The DSMC2 generation: refinement mode
RED WEAPON (2015)
The rebrand that came with real upgrades.
- Sensor: Dragon (6K) or Helium (8K)
- Resolution: Up to 8K with Helium
- SDI Output: 3G-SDI
- The Deal: Better cooling, better build, better ergonomics. This is when RED cameras stopped feeling like prototypes and started feeling like tools you could trust on day 47 of a 60-day shoot.
RED RAVEN (2016)
RED's attempt to grab the lower market.
- Sensor: Dragon (4.5K)
- Resolution: 4.5K
- SDI Output: 3G-SDI
- The Deal: Controversial from day one. Too limited for the price, too RED for the budget market. Discontinued quickly. The camera equivalent of a concept car that maybe shouldn't have shipped.
RED EPIC-W (2016)
Helium sensor in the EPIC body.
- Sensor: Helium (8K S35)
- Resolution: 8K (8192 × 4320)
- SDI Output: 3G-SDI
- The Deal: 8K in Super 35. The resolution arms race was officially on, and RED fired the opening shot.
RED MONSTRO (2017)
Full frame. Finally.
- Sensor: Monstro (8K VV/Full Frame)
- Resolution: 8K (8192 × 4320) Vista Vision
- SDI Output: 3G-SDI
- The Deal: RED's first full-frame sensor. Stunning images, stunning day rate. The Monstro is the camera that made people get why large format mattered for motion, not just for stills.
RED GEMINI (2018)
The night-vision specialist.
- Sensor: Gemini (5K S35, dual ISO)
- Resolution: 5K
- SDI Output: 3G-SDI
- The Deal: Dual native ISO at 800 and 3200. Suddenly RED was viable for available-light work, documentary, anything where you couldn't control every photon hitting the sensor.
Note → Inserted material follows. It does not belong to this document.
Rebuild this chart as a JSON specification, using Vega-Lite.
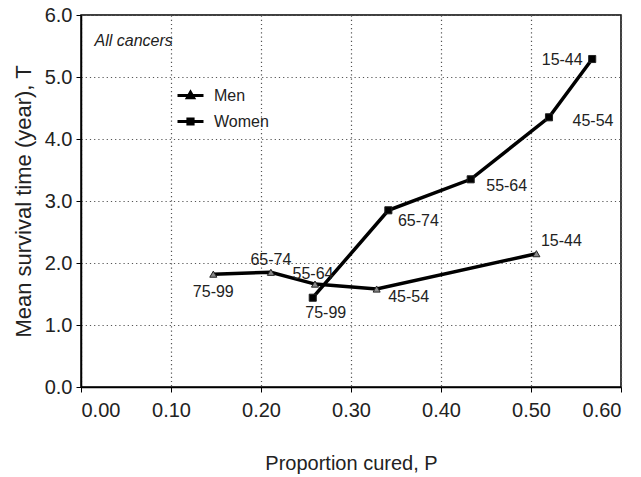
{
  "$schema": "https://vega.github.io/schema/vega-lite/v6.json",
  "autosize": {"type": "none"},
  "padding": {"left": 81, "top": 15, "right": 20, "bottom": 90},
  "width": 540,
  "height": 372,
  "background": "white",
  "config": {
    "font": "Liberation Sans",
    "view": {"stroke": "black", "strokeWidth": 1.5},
    "axis": {
      "domainColor": "black",
      "domainWidth": 1.5,
      "tickColor": "black",
      "tickSize": 5,
      "labelColor": "#222",
      "titleColor": "#222",
      "labelFont": "Liberation Sans",
      "titleFont": "Liberation Sans",
      "labelFontSize": 20,
      "titleFontSize": 20,
      "titleFontWeight": "normal",
      "gridColor": "#555",
      "gridDash": [1.2, 3],
      "gridWidth": 1.2,
      "gridOpacity": 1
    },
    "text": {"font": "Liberation Sans", "fontSize": 16, "color": "#222"}
  },
  "datasets": {
    "pts": [
      {"series": "Men", "age": "75-99", "p": 0.147, "t": 1.82},
      {"series": "Men", "age": "65-74", "p": 0.211, "t": 1.85},
      {"series": "Men", "age": "55-64", "p": 0.26, "t": 1.66},
      {"series": "Men", "age": "45-54", "p": 0.3285, "t": 1.58},
      {"series": "Men", "age": "15-44", "p": 0.506, "t": 2.15},
      {"series": "Women", "age": "75-99", "p": 0.2575, "t": 1.44},
      {"series": "Women", "age": "65-74", "p": 0.3415, "t": 2.85},
      {"series": "Women", "age": "55-64", "p": 0.433, "t": 3.35},
      {"series": "Women", "age": "45-54", "p": 0.52, "t": 4.35},
      {"series": "Women", "age": "15-44", "p": 0.568, "t": 5.29}
    ],
    "note": [{"label": "All cancers", "p": 0.015, "t": 5.58}]
  },
  "data": {"name": "pts"},
  "encoding": {
    "x": {
      "field": "p", "type": "quantitative",
      "scale": {"domain": [0, 0.6], "nice": false},
      "axis": {"values": [0, 0.1, 0.2, 0.3, 0.4, 0.5, 0.6], "format": ".2f", "title": "Proportion cured, P", "labelPadding": 8, "titlePadding": 33}
    },
    "y": {
      "field": "t", "type": "quantitative",
      "scale": {"domain": [0, 6], "nice": false},
      "axis": {"values": [0, 1, 2, 3, 4, 5, 6], "format": ".1f", "title": "Mean survival time (year), T", "titleFontSize": 22, "labelPadding": 4, "titlePadding": 9}
    }
  },
  "layer": [
    {
      "mark": {"type": "line", "color": "black", "strokeWidth": 3.5},
      "encoding": {"detail": {"field": "series"}}
    },
    {
      "mark": {"type": "point", "filled": true, "size": 50, "stroke": "#222", "strokeWidth": 1, "opacity": 1},
      "encoding": {
        "shape": {"field": "series", "type": "nominal", "scale": {"domain": ["Men", "Women"], "range": ["triangle-up", "square"]}, "legend": null},
        "fill": {"field": "series", "type": "nominal", "scale": {"domain": ["Men", "Women"], "range": ["#8a8a8a", "black"]}, "legend": null}
      }
    },
    {
      "mark": {"type": "point", "filled": false, "opacity": 0, "size": 676, "stroke": "black", "strokeWidth": 3},
      "encoding": {
        "shape": {
          "field": "series", "type": "nominal",
          "scale": {"domain": ["Men", "Women"], "range": ["M-1,0H1M-0.24,0.18L0,-0.24L0.24,0.18Z", "M-1,0H1M-0.2,-0.2H0.2V0.2H-0.2Z"]},
          "legend": {
            "title": null,
            "orient": "none",
            "legendX": 95,
            "legendY": 66,
            "padding": 0,
            "symbolSize": 676,
            "labelFontSize": 16,
            "labelFont": "Liberation Sans",
            "labelColor": "#222",
            "labelOffset": 9,
            "rowPadding": 3,
            "symbolOpacity": 1,
            "symbolStrokeColor": "black",
            "symbolStrokeWidth": 3,
            "encode": {
              "symbols": {
                "update": {
                  "stroke": {"value": "black"},
                  "strokeWidth": {"value": 3},
                  "opacity": {"value": 1},
                  "strokeOpacity": {"value": 1}
                }
              }
            }
          }
        }
      }
    },
    {"transform": [{"filter": "datum.series=='Men' && datum.age=='75-99'"}], "mark": {"type": "text", "dx": 0, "dy": 18, "baseline": "middle"}, "encoding": {"text": {"field": "age"}}},
    {"transform": [{"filter": "datum.series=='Men' && datum.age=='65-74'"}], "mark": {"type": "text", "dx": 0, "dy": -12, "baseline": "middle"}, "encoding": {"text": {"field": "age"}}},
    {"transform": [{"filter": "datum.series=='Men' && datum.age=='55-64'"}], "mark": {"type": "text", "dx": -2, "dy": -10, "baseline": "middle"}, "encoding": {"text": {"field": "age"}}},
    {"transform": [{"filter": "datum.series=='Men' && datum.age=='45-54'"}], "mark": {"type": "text", "dx": 32, "dy": 8, "baseline": "middle"}, "encoding": {"text": {"field": "age"}}},
    {"transform": [{"filter": "datum.series=='Men' && datum.age=='15-44'"}], "mark": {"type": "text", "dx": 25, "dy": -13, "baseline": "middle"}, "encoding": {"text": {"field": "age"}}},
    {"transform": [{"filter": "datum.series=='Women' && datum.age=='75-99'"}], "mark": {"type": "text", "dx": 13, "dy": 15, "baseline": "middle"}, "encoding": {"text": {"field": "age"}}},
    {"transform": [{"filter": "datum.series=='Women' && datum.age=='65-74'"}], "mark": {"type": "text", "dx": 30, "dy": 11, "baseline": "middle"}, "encoding": {"text": {"field": "age"}}},
    {"transform": [{"filter": "datum.series=='Women' && datum.age=='55-64'"}], "mark": {"type": "text", "dx": 36, "dy": 7, "baseline": "middle"}, "encoding": {"text": {"field": "age"}}},
    {"transform": [{"filter": "datum.series=='Women' && datum.age=='45-54'"}], "mark": {"type": "text", "dx": 44, "dy": 4, "baseline": "middle"}, "encoding": {"text": {"field": "age"}}},
    {"transform": [{"filter": "datum.series=='Women' && datum.age=='15-44'"}], "mark": {"type": "text", "dx": -30, "dy": 1, "baseline": "middle"}, "encoding": {"text": {"field": "age"}}},
    {
      "data": {"name": "note"},
      "mark": {"type": "text", "align": "left", "baseline": "middle", "fontStyle": "italic", "fontSize": 16},
      "encoding": {"text": {"field": "label"}}
    }
  ],
  "resolve": {"scale": {"shape": "independent", "fill": "independent"}}
}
A real opening for shooters who don't live on controlled soundstages.
The DSMC3 era: where we are now
RED KOMODO (2020)
The little camera that ate everybody's lunch.
- Sensor: Global shutter (6K S35)
- Resolution: 6K
- SDI Output: 12G-SDI
- The Deal: Global shutter, Canon RF mount, compact body, aggressive price. The KOMODO made a market segment that didn't really exist before it. All of a sudden owner-operators who couldn't justify a full RED rig were shooting RED, and rental houses couldn't keep them on the shelf.
RED V-RAPTOR (2021)
The new flagship.
- Sensor: VV (8K Full Frame)
- Resolution: 8K (8192 × 4320)
- SDI Output: 12G-SDI (dual outputs)
- The Deal: 120fps at 8K, with global shutter available. This is RED's current crown jewel, and it pulls all of it off in a body that doesn't need its own grip truck.
RED V-RAPTOR [X] (2022)
V-RAPTOR with the limiters removed.
- Sensor: VV (8K Full Frame)
- Resolution: 8K
- SDI Output: 12G-SDI (dual outputs)
- The Deal: Higher frame rates and a beefier build. (Internal ND is the XL version, not this cube body.) The [X] is for the people who looked at the V-RAPTOR and just said "more."
RED KOMODO-X (2023)
KOMODO all grown up.
- Sensor: Global shutter (6K S35)
- Resolution: 6K
- SDI Output: 12G-SDI
- The Deal: Everything the original KOMODO should have been. Better build, better I/O, better cooling. If the KOMODO was the prototype that shipped, the KOMODO-X is the finished product.
Quick reference
| Camera | Max Resolution | SDI Type | Era |
| RED ONE | 4K | HD-SDI (1.5G) | Legacy |
| EPIC/SCARLET | 5K/4K | 3G-SDI | DSMC |
| DRAGON variants | 6K | 3G-SDI | DSMC |
| WEAPON/EPIC-W | 8K | 3G-SDI | DSMC2 |
| MONSTRO/GEMINI | 8K/5K | 3G-SDI | DSMC2 |
| KOMODO | 6K | 12G-SDI | DSMC3 |
| V-RAPTOR | 8K | 12G-SDI | DSMC3 |
What this means for your cables
Here's the part people get wrong: the DSMC2 bodies, WEAPON through GEMINI and MONSTRO included, only put out 3G-SDI. RED's 12G-SDI era starts with DSMC3: KOMODO, V-RAPTOR, KOMODO-X. So if you're running a DSMC3 body, you need 12G cable to keep up. Buying cable today? Buy 12G anyway. It's backward compatible with every 3G RED you'll ever touch.
And if somebody hands you a RED ONE on a job? Smile politely, ask if they've got anything built in the last decade, and check your rate.
Think I missed an obscure variant? Some limited-edition body RED shipped 14 of? Let me know. I collect this stuff like baseball cards.